To Be Absent From the Body

Without any doubt, one of the most uncomfortable subjects that any human being has to confront in life is death. You do not have to be that well versed in reading the Bible, to adequately understand that death is a part of living. With the possible exception of those who will actually be alive at the moment of the Second Coming, the biological life functions of each and every one of us will cease. A mainstay, of both Judaism and Christianity, is the firm belief in the future resurrection of the dead. A Scripture passage like Daniel 12:1 unambiguously tells us, “Many of those who sleep in the dust of the ground will awake…” Everyone in today’s broad Messianic movement would rightfully agree that the deceased from all ages will have their physical remains reanimated and resurrected to new biological life.

Yet for many Jews, and many more Christians, questions abound about what is to occur between the moments of physical death and future resurrection. What happens to people? Do people somehow go into absolute unconsciousness, only to then be somehow recreated? Is the death of a human being little different than the death of an animal?
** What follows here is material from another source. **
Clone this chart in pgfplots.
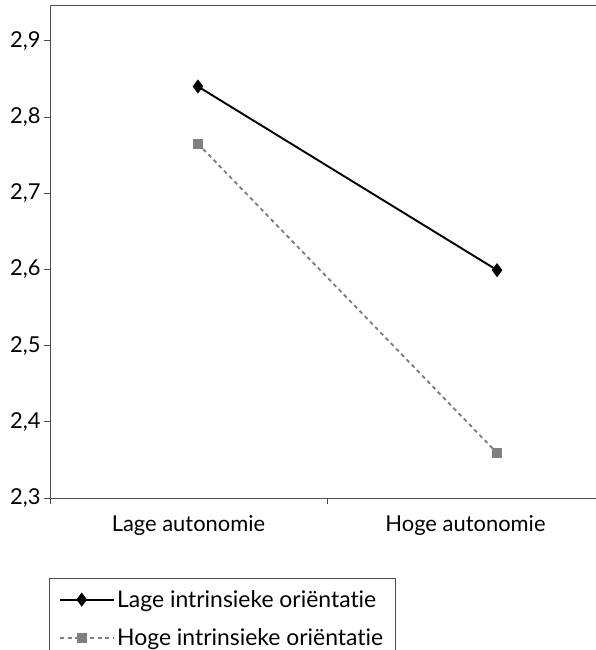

Is the death of a human being much different than the death of an animal, with the consciousness of mind, memory, experience, and creativity—often more called in the vernacular to be a “soul”—temporarily held in another dimension until the resurrection?

This installment of the Confronting Issues series by Messianic Apologetics, To Be Absent From the Body, has brought together some important information and critical FAQ entries from the Messianic Apologetics website. There are definite questions of human dignity and worth to be evaluated regarding the intermediate state. This volume addresses this subject quite well. If you have a relative, a friend, or another loved one who has passed away knowing the Lord—you can be assured that he or she is consciously in His presence right now—but is also quite eager to return to the Earth to see His Kingdom restored!